Albert Mountain is the most dramatic climb in the early section of the trail, and it is infamous among thru-hikers, so infamous that several hikers got off trail in 2o12 because they’d been intimidated by the thought of climbing it.  Spending so much time hiking in the White Mountains seems to have warped my perception, since it seemed to me that I was atop the foggy summit with little effort.  I kissed the golden USGS marker on the high point, thrilled to see finally see it after 2.5 years.  It was too cold and windy to linger at the summit for very long.

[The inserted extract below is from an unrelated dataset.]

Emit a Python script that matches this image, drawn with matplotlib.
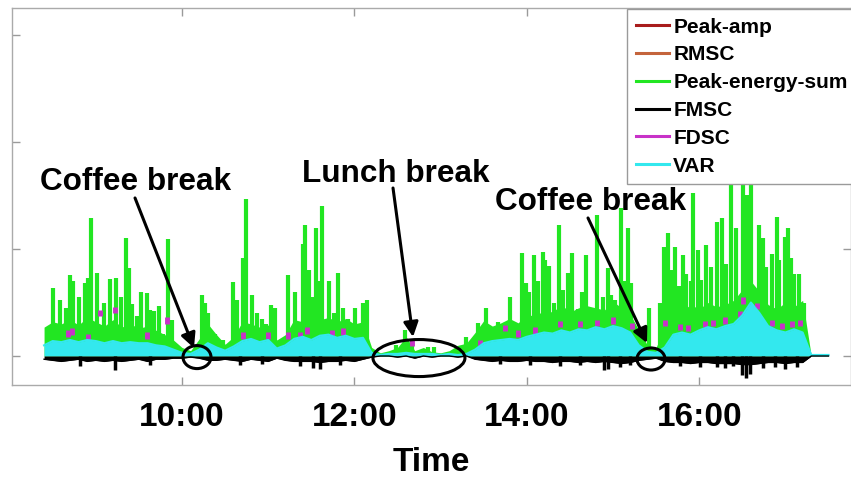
import numpy as np
import matplotlib
matplotlib.use("Agg")
import matplotlib.pyplot as plt
from matplotlib.lines import Line2D
from matplotlib.patches import Ellipse

plt.rcParams['font.family'] = ['Liberation Sans', 'DejaVu Sans']
plt.rcParams['font.weight'] = 'bold'

# time grid (hours), 0.1 h steps from 8:24 to 17:30
t_grid = np.round(np.arange(8.4, 17.55, 0.1), 2)

# VAR (cyan area)
var = [0.10, 0.14, 0.13, 0.15, 0.13, 0.15, 0.14, 0.12, 0.14, 0.12,
       0.13, 0.12, 0.12, 0.10, 0.09, 0.06, 0.03, 0.02, 0.06, 0.12,
       0.08, 0.05, 0.09, 0.14, 0.16, 0.13, 0.15, 0.07, 0.10, 0.16,
       0.18, 0.15, 0.19, 0.20, 0.17, 0.19, 0.16, 0.17, 0.03, 0.01,
       0.02, 0.02, 0.03, 0.02, 0.02, 0.02, 0.01, 0.02, 0.01, 0.02,
       0.06, 0.12, 0.14, 0.15, 0.16, 0.15, 0.18, 0.20, 0.22, 0.21,
       0.24, 0.22, 0.25, 0.24, 0.27, 0.25, 0.28, 0.26, 0.22, 0.10,
       0.04, 0.03, 0.08, 0.20, 0.22, 0.20, 0.24, 0.27, 0.25, 0.28,
       0.30, 0.38, 0.50, 0.40, 0.28, 0.24, 0.22, 0.25, 0.22, 0.01,
       0.01, 0.01]

# Peak-energy-sum (green) dense level between the spikes
pes_base = [0.27, 0.32, 0.30, 0.34, 0.29, 0.36, 0.32, 0.28, 0.34, 0.27,
            0.30, 0.26, 0.28, 0.24, 0.20, 0.15, 0.08, 0.05, 0.16, 0.30,
            0.20, 0.11, 0.18, 0.32, 0.30, 0.27, 0.29, 0.15, 0.20, 0.34,
            0.32, 0.37, 0.34, 0.36, 0.32, 0.35, 0.30, 0.32, 0.08, 0.03,
            0.05, 0.08, 0.18, 0.05, 0.08, 0.04, 0.03, 0.05, 0.10, 0.12,
            0.22, 0.33, 0.28, 0.31, 0.35, 0.31, 0.39, 0.37, 0.43, 0.41,
            0.48, 0.41, 0.45, 0.47, 0.45, 0.43, 0.51, 0.45, 0.39, 0.24,
            0.10, 0.08, 0.27, 0.44, 0.42, 0.48, 0.44, 0.50, 0.46, 0.48,
            0.52, 0.62, 0.70, 0.60, 0.48, 0.44, 0.50, 0.46, 0.52, 0.00,
            0.00, 0.00]

# FMSC (black) band below zero
fmsc = [-0.03, -0.04, -0.05, -0.04, -0.03, -0.05, -0.04, -0.05, -0.04, -0.05,
        -0.04, -0.03, -0.05, -0.03, -0.03, -0.02, -0.02, -0.01, -0.02, -0.04,
        -0.04, -0.03, -0.04, -0.05, -0.03, -0.04, -0.05, -0.02, -0.04, -0.05,
        -0.05, -0.05, -0.06, -0.05, -0.05, -0.04, -0.05, -0.03, -0.01, 0.00,
        0.00, -0.01, 0.00, -0.02, 0.00, -0.01, 0.00, 0.00, -0.01, 0.00,
        -0.03, -0.04, -0.05, -0.04, -0.05, -0.05, -0.04, -0.05, -0.05, -0.06,
        -0.05, -0.05, -0.06, -0.05, -0.06, -0.05, -0.06, -0.07, -0.06, -0.04,
        -0.03, -0.02, -0.05, -0.06, -0.06, -0.07, -0.06, -0.06, -0.07, -0.07,
        -0.07, -0.08, -0.08, -0.07, -0.06, -0.06, -0.07, -0.06, -0.06, 0.00,
        0.00, 0.00]

# FMSC deeper dips (time, value)
fmsc_dip_t = [8.82, 9.22, 9.63, 10.67, 10.93, 11.37, 11.52, 11.60, 11.83,
              13.69, 14.04, 14.39, 14.62, 14.89, 14.94, 15.08, 15.20, 15.78,
              16.01, 16.21, 16.30, 16.39, 16.50, 16.54, 16.59, 16.74, 16.88,
              17.00, 17.13]
fmsc_dip_v = [-0.09, -0.13, -0.08, -0.08, -0.07, -0.09, -0.11, -0.12, -0.08,
              -0.07, -0.08, -0.09, -0.08, -0.13, -0.12, -0.10, -0.08, -0.09,
              -0.10, -0.10, -0.11, -0.09, -0.18, -0.21, -0.17, -0.11, -0.10,
              -0.12, -0.10]

# FDSC (magenta) peaks poking out of the other curves (time, value)
fdsc_t = [8.68, 8.72, 8.91, 9.05, 9.22, 9.59, 9.83, 10.71, 11.00, 11.23,
          11.37, 11.45, 11.74, 11.87, 12.67, 13.46, 13.75, 13.90, 14.10, 14.39,
          14.62, 14.81, 15.00, 15.22, 15.60, 15.78, 15.87, 16.07, 16.16, 16.30,
          16.47, 16.51, 16.67, 16.84, 16.96, 17.08, 17.17]
fdsc_v = [0.24, 0.26, 0.21, 0.43, 0.46, 0.22, 0.36, 0.22, 0.22, 0.22,
          0.22, 0.27, 0.24, 0.26, 0.15, 0.15, 0.29, 0.24, 0.27, 0.33,
          0.33, 0.34, 0.36, 0.31, 0.34, 0.30, 0.29, 0.33, 0.34, 0.36,
          0.42, 0.55, 0.50, 0.34, 0.31, 0.33, 0.34]

# Peak-energy-sum spikes (time in hours, height)
spike_t = [8.50, 8.58, 8.65, 8.70, 8.74, 8.81, 8.87, 8.91, 8.95, 9.01,
           9.09, 9.16, 9.24, 9.29, 9.35, 9.38, 9.42, 9.48, 9.52, 9.59,
           9.63, 9.67, 9.73, 9.78, 9.84, 9.88,
           10.23, 10.27, 10.30, 10.38, 10.48, 10.59, 10.64, 10.71, 10.74, 10.81,
           10.87, 10.93, 10.98, 11.03, 11.08, 11.23, 11.31, 11.40, 11.43, 11.47,
           11.51, 11.55, 11.58, 11.63, 11.70, 11.76, 11.81, 11.87, 11.93, 12.01,
           12.10, 12.15,
           12.48, 12.59, 12.67, 12.85, 12.92, 13.29,
           13.43, 13.53, 13.62, 13.67, 13.76, 13.81, 13.85, 13.95, 13.99, 14.02,
           14.08, 14.13, 14.19, 14.21, 14.26, 14.31, 14.37, 14.42, 14.48, 14.53,
           14.59, 14.64, 14.69, 14.74, 14.81, 14.88, 14.94, 14.98, 15.02, 15.09,
           15.14, 15.17, 15.21, 15.42,
           15.55, 15.59, 15.64, 15.67, 15.72, 15.77, 15.81, 15.85, 15.90, 15.93,
           15.99, 16.02, 16.08, 16.14, 16.21, 16.26, 16.31, 16.37, 16.43, 16.51,
           16.55, 16.60, 16.69, 16.74, 16.78, 16.84, 16.90, 16.93, 16.99, 17.03,
           17.07, 17.10, 17.16, 17.21]
spike_h = [0.64, 0.52, 0.45, 0.76, 0.70, 0.55, 0.68, 0.73, 1.29, 0.78,
           0.50, 0.72, 0.73, 0.55, 1.10, 0.82, 0.49, 0.37, 0.60, 0.59,
           0.43, 0.42, 0.47, 0.21, 1.09, 0.34,
           0.57, 0.50, 0.40, 0.21, 0.15, 0.69, 0.52, 0.92, 1.47, 0.57,
           0.40, 0.35, 0.30, 0.48, 0.45, 0.76, 0.60, 1.05, 1.22, 0.80,
           0.55, 1.20, 0.70, 1.40, 0.70, 0.40, 0.78, 0.45, 0.35, 0.45,
           0.50, 0.52,
           0.10, 0.24, 0.15, 0.08, 0.08, 0.18,
           0.31, 0.45, 0.18, 0.32, 0.32, 0.55, 0.31, 0.96, 0.68, 0.60,
           0.94, 0.70, 0.97, 0.90, 0.84, 0.50, 1.22, 0.62, 0.78, 0.96,
           0.44, 0.60, 0.94, 0.43, 1.32, 0.55, 0.82, 0.57, 0.52, 1.38,
           0.70, 1.20, 0.68, 0.45,
           0.50, 1.02, 1.15, 0.80, 1.02, 0.65, 0.94, 0.77, 0.70, 1.52,
           0.99, 0.71, 1.04, 0.83, 1.25, 1.29, 0.86, 1.90, 1.20, 1.95,
           1.50, 1.85, 1.22, 1.10, 0.83, 0.95, 1.30, 0.90, 1.11, 1.20,
           0.92, 0.77, 0.77, 0.50]

series_names = ['Peak-amp', 'RMSC', 'Peak-energy-sum', 'FMSC', 'FDSC', 'VAR']
series_colors = ['#a81c1c', '#c4643c', '#22e622', '#000000', '#c832c8', '#33e8ee']

tick_hours = [10, 12, 14, 16]
tick_labels = ['10:00', '12:00', '14:00', '16:00']

fig = plt.figure(figsize=(8.51, 4.79), dpi=100)
ax = fig.add_axes([0.0141, 0.1962, 0.9859, 0.7871])

green = series_colors[2]
ax.fill_between(t_grid, 0, pes_base, color=green, lw=0, zorder=2)
ax.vlines(spike_t, 0, spike_h, color=green, lw=3.0, zorder=2)
# only the tips of the FDSC curve show above the others
ax.vlines(fdsc_t, np.array(fdsc_v) - 0.06, fdsc_v, color=series_colors[4],
          lw=3.5, zorder=2.5)
ax.fill_between(t_grid, 0, var, color=series_colors[5], lw=0, zorder=3)
ax.plot(t_grid, var, color=series_colors[5], lw=1.5, zorder=3)
ax.fill_between(t_grid, fmsc, 0, color='black', lw=0, zorder=3.5)
ax.plot(t_grid, fmsc, color='black', lw=1.0, zorder=3.5)
ax.vlines(fmsc_dip_t, 0, fmsc_dip_v, color='black', lw=2.5, zorder=3.5)

ax.set_xlim(8.028, 17.761)
ax.set_ylim(-0.271, 3.252)
ax.set_xticks(tick_hours)
ax.set_xticklabels(tick_labels)
ax.set_yticks([0, 1, 2, 3])
ax.set_yticklabels([])
ax.tick_params(direction='in', length=6, width=1, color='#9a9a9a',
               top=True, right=True, labelsize=24, pad=12)
for lbl in ax.get_xticklabels():
    lbl.set_fontweight('bold')
for sp in ax.spines.values():
    sp.set_color('#aaaaaa')
    sp.set_linewidth(1)
ax.set_xlabel('Time', fontsize=24, fontweight='bold', labelpad=10)

# annotations
ann_font = dict(fontsize=22.7, fontweight='bold', color='black', zorder=6)
arrow = dict(arrowstyle='-|>', lw=2.2, color='black', mutation_scale=22,
             shrinkA=0, shrinkB=0)
ax.text(8.353, 1.551, 'Coffee break', ha='left', va='baseline', **ann_font)
ax.annotate('', xy=(10.139, 0.075), xytext=(9.455, 1.477), arrowprops=arrow, zorder=6)
ax.add_patch(Ellipse((10.174, -0.01), 0.325, 0.215, fill=False, lw=2.2,
                     ec='black', zorder=6))

ax.text(11.392, 1.626, 'Lunch break', ha='left', va='baseline', **ann_font)
ax.annotate('', xy=(12.68, 0.178), xytext=(12.448, 1.570), arrowprops=arrow, zorder=6)
ax.add_patch(Ellipse((12.749, -0.019), 1.067, 0.346, fill=False, lw=2.2,
                     ec='black', zorder=6))

ax.text(13.631, 1.364, 'Coffee break', ha='left', va='baseline', **ann_font)
ax.annotate('', xy=(15.394, 0.121), xytext=(14.71, 1.29), arrowprops=arrow, zorder=6)
ax.add_patch(Ellipse((15.441, -0.028), 0.325, 0.206, fill=False, lw=2.2,
                     ec='black', zorder=6))

handles = [Line2D([], [], color=c, lw=2.2) for c in series_colors]
leg = fig.legend(handles, series_names, loc='upper left',
                 bbox_to_anchor=(627 / 851, 1 - 9 / 479), borderaxespad=0,
                 prop={'weight': 'bold', 'size': 15}, handlelength=1.6,
                 handletextpad=0.2, labelspacing=0.42, borderpad=0.42,
                 fancybox=False, framealpha=1, edgecolor='#9a9a9a')
leg.get_frame().set_linewidth(1)
leg.set_zorder(10)

fig.savefig('out.png', dpi=100)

Leaving Albert, the walking was incredibly easy, and time passed too quickly.  With less than one mile to go, the trail rounded a bend and I suddenly found myself in the wide-open, understory-less, leaf-strewn valleys that I picture when I think of North Carolina.  Thinking about all that the trail has meant to me over the last few years and about how much I’ve changed and grown since the first time I saw the sort of valley I was walking in, I found my eyes blurring and a knot forming in my throat.  And then I quickly recovered, as I saw a horde of south bounders walking toward me.  Amazed to see a northbounding hiker, they stopped to ask my itinerary; our conversation ended with congratulations all around.  It was in this happy head space that I arrived in Rock Gap and saw the sign I’d seen two years ago when I got back on trail.DSCF7828

I reached into my pack and brought out an Appalachian Trail pendant I’d been waiting to give myself once I’d really completed the trail.  Finally, I had done it.  I had walked past every white blaze between Georgia and Maine.

On the long drive home, I began earnestly planning my thru-hike of the Pacific Crest Trail.